Nostalgia can be evoked by the smell, sight, or taste of almost
anything familiar, but food is definitely a big trigger. Often we like
something for no other reason than its familiarity. Take root beer, which I
have in my pantry at this moment. Watch reaction videos of non-Americans trying
root beer for the first time. Few like it. Most think it tastes like cola gone
seriously wrong somehow. It is similar to the reaction of most Americans on
their first exposure to kvas, a Russian soft drink that tastes something like
liquid carbonated rye bread. It’s weird to newbies, but I fully understand why
Russian expatriates get nostalgic about it. So too with other flavors. Childhood
memories of home cooking are often the strongest source of food nostalgia.
In my case the nostalgia is not from home cooking per se – not from my parents’ home
anyway. My mother was a remarkable woman of many talents but cooking wasn’t
really one of them and she didn’t pretend otherwise. “Like mother used to make”
to me means off the shelf and probably from the frozen section: nothing really
wrong with it, just generic. (This describes my own present-day cooking, too,
by the way.) The memorable home meals from my childhood were memorable for
reasons other than culinary. My paternal grandmother on the other hand was a
phenomenal cook who always worked from scratch. We’d go to her house on
holidays or just the occasional Sunday, and I’m experiencing taste-memories of
some of her dishes right now just by writing about them. My grandfather was
from Budapest and my grandmother’s family hailed from Bratislava (both
Austria-Hungary at the time), so much (by no means all) of the fare on their
table was very Central European: things like stuffed cabbages, stuffed peppers,
and goulash. Don’t spare the paprika. One of her signature desserts was a poppy
seed swirl cake: heavy enough on the poppy seeds for a single slice to make one
fail drug tests for a month.
Poppy seeds are what brought the whole subject of food
nostalgia to mind for today’s post. I get a yen for them occasionally, but nearby
markets carry only poppy seed muffins, lemon cake, and bagels. These are fine
but don’t stir any childhood memories. There is a Hungarian bakery about 40
minutes from my house that sells baked in-house poppy seed swirl cake, but a 1
½ hour round trip (including in-store time) is a long way to go just for a cake,
so I always talk myself out of it unless in the neighborhood anyway. However, I
happened upon an ad for home delivery of Stern’s poppy seed cake a few days ago.
I rarely order anything food-related online. Food shopping is just something I
prefer to do in person, but on this occasion I decided to make an exception. The
cake was delivered by Amazon to my door and I’ve been nibbling at it since this
morning. OK, it’s not grandma’s by any means, but it really isn’t bad. It’s
close enough to evoke the strong case of food nostalgia that I was after.

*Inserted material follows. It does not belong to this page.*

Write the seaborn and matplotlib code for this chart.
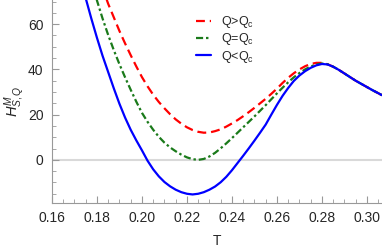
import numpy as np
import pandas as pd
import matplotlib
matplotlib.use("Agg")
import matplotlib.pyplot as plt
import seaborn as sns

# values
T = [0.175, 0.1775, 0.18, 0.1825, 0.185, 0.1875, 0.19, 0.1925, 0.195, 0.1975,
     0.20, 0.2025, 0.205, 0.2075, 0.21, 0.2125, 0.215, 0.2175, 0.22, 0.2225,
     0.225, 0.2275, 0.23, 0.2325, 0.235, 0.2375, 0.24, 0.2425, 0.245, 0.2475,
     0.25, 0.2525, 0.255, 0.2575, 0.26, 0.2625, 0.265, 0.2675, 0.27, 0.2725,
     0.275, 0.2775, 0.28, 0.2825, 0.285, 0.2875, 0.29, 0.2925, 0.295, 0.2975,
     0.30, 0.3025, 0.305, 0.3067]

H_blue = [71.5, 62.5, 54, 46.0, 38.8, 31.6, 24.8, 18.7, 13.3, 8.6,
          4.2, -0.4, -4.2, -7.3, -9.8, -11.7, -13.2, -14.3, -15.0, -15.3,
          -15.0, -14.3, -13.2, -11.8, -9.9, -7.5, -4.6, -1.4, 1.8, 5.1,
          8.5, 12.0, 15.6, 20.0, 24.3, 28.3, 31.8, 34.9, 37.3, 39.2,
          40.7, 41.8, 42.4, 42.2, 41.2, 39.8, 38.2, 36.6, 35.0, 33.6,
          32.2, 30.8, 29.5, 28.6]

H_green = [90, 80, 70.5, 62.5, 55.2, 48.5, 42.3, 36.5, 31.0, 25.7,
           20.8, 16.8, 13.3, 10.2, 7.6, 5.5, 3.8, 2.3, 1.1, 0.3,
           0.0, 0.4, 1.5, 3.1, 5.1, 7.3, 9.6, 12.0, 14.4, 16.8,
           19.2, 21.7, 24.2, 26.8, 29.4, 31.9, 34.3, 36.5, 38.4, 40.0,
           41.3, 42.2, 42.6, 42.3, 41.2, 39.8, 38.2, 36.6, 35.0, 33.6,
           32.2, 30.8, 29.5, 28.6]

H_red = [np.nan, np.nan, np.nan, 76, 69, 63, 57, 51.5, 46.3, 41.3,
         36.6, 32.5, 28.8, 25.6, 22.8, 20.2, 17.9, 16.0, 14.4, 13.2,
         12.4, 12.0, 12.1, 12.7, 13.5, 14.7, 16.1, 17.6, 19.3, 21.1,
         23.0, 25.0, 27.0, 29.2, 31.5, 34.0, 36.3, 38.3, 40.0, 41.4,
         42.4, 42.9, 42.9, 42.3, 41.2, 39.8, 38.2, 36.6, 35.0, 33.6,
         32.2, 30.8, 29.5, 28.6]

cases = ["Q>Q$_\\mathregular{c}$", "Q=Q$_\\mathregular{c}$", "Q<Q$_\\mathregular{c}$"]
colors = ["#ff0000", "#1a7a1a", "#0000ff"]
dashes = [(4, 2.2), (3.2, 1.3, 1.1, 1.3), ""]

df = pd.DataFrame({"T": T, cases[0]: H_red, cases[1]: H_green, cases[2]: H_blue})
df = df.melt(id_vars="T", var_name="case", value_name="H").dropna()

sns.set_style("ticks")
plt.rcParams["font.family"] = ["Liberation Sans", "DejaVu Sans"]
plt.rcParams["mathtext.fontset"] = "custom"
plt.rcParams["mathtext.rm"] = "Liberation Sans"
plt.rcParams["mathtext.it"] = "Liberation Sans:italic"

fig = plt.figure(figsize=(3.82, 2.47), dpi=100)
ax = fig.add_axes([0.136, 0.178, 0.864, 0.822])

ax.axhline(0, color="#d9d9d9", linewidth=1.5, zorder=0)

sns.lineplot(data=df, x="T", y="H", hue="case", style="case", hue_order=cases,
             style_order=cases, palette=dict(zip(cases, colors)),
             dashes=dict(zip(cases, dashes)), estimator=None, linewidth=1.6,
             ax=ax, legend=False)

ax.set_xlim(0.16, 0.3067)
ax.set_ylim(-19.1, 70.7)
ax.set_xticks([0.16, 0.18, 0.20, 0.22, 0.24, 0.26, 0.28, 0.30])
ax.set_xticklabels(["0.16", "0.18", "0.20", "0.22", "0.24", "0.26", "0.28", "0.30"])
ax.set_yticks([0, 20, 40, 60])
ax.set_xticks(np.arange(0.165, 0.306, 0.005), minor=True)
ax.set_yticks([-15, -10, -5, 5, 10, 15, 25, 30, 35, 45, 50, 55, 65, 70], minor=True)
ax.tick_params(direction="in", which="major", length=5, width=0.8, color="#999999",
               labelsize=10, pad=6)
ax.tick_params(direction="in", which="minor", length=3, width=0.6, color="#999999")
for s in ["top", "right"]:
    ax.spines[s].set_visible(False)
for s in ["left", "bottom"]:
    ax.spines[s].set_color("#999999")
    ax.spines[s].set_linewidth(0.8)

ax.set_xlabel("T", fontsize=10, labelpad=6)
ax.set_ylabel("$H^{M}_{S,Q}$", fontsize=10.5, labelpad=1)

handles = [plt.Line2D([], [], color=c, linewidth=1.6) for c in colors]
handles[0].set_dashes(dashes[0])
handles[1].set_dashes(dashes[1])
ax.legend(handles, cases, loc="upper left", bbox_to_anchor=(0.42, 0.955),
          frameon=False, handlelength=1.2, handletextpad=0.8, labelspacing=0.1,
          fontsize=9, borderaxespad=0)

fig.savefig("out.png", dpi=100)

Poppies (Papaver somniferum) are among the earliest domesticated crops. Poppy seeds have been found at over 40 Neolithic archaeological sites from Anatolia to France. The oldest sites precede 5000 BCE, and for good reason. The seeds have excellent nutritional value. They are high in fiber, omega-6 fatty acids, zinc, magnesium, and thiamin… and of course the dried sap from the poppy flower pod has its own attraction. It is the source of opium, from which morphine, codeine, and heroin are derived. The ancients across Eurasia were well aware of the sedative and pain relieving qualities of opium. Greek and Roman writers (including Pliny and Galen) describe its narcotic effects. Yet the seeds themselves contain very little of the drug. Even if one were to eat an entire cake like the one pictured at a single sitting, the only high would be from the sugar. This is why poppy seeds are legal in the US even though opium is not.
There is just enough related chemistry in the seeds however to
give false positives on tests for opiates. This is not just a rumor or some
plot device for a Seinfeld episode in
which Elaine fails a company drug test. The Mythbusters ran an
experiment on the “myth” by eating poppy seeds (a relatively small amount at
that) in one episode. They confirmed that they tested positive for opium
afterward.
Poppy seeds are a versatile ingredient and they turn up in a
variety of baked goods. Nearly all of them are good but the swirl roll remains
my favorite, no doubt because of my early experience with it. It continues to
be popular in Central Europe today: especially (but not limited to) Poland, Austria,
the Czech Republic, Slovakia, and Hungary. It goes by many names: makowiec,
Mohnstrudel, mákos bejgli, et al. But whatever one chooses to call it, I suspect
I’ll be ordering another one soon. Maybe next time I’ll have it after stuffed
cabbage… but not before a blood or urine test.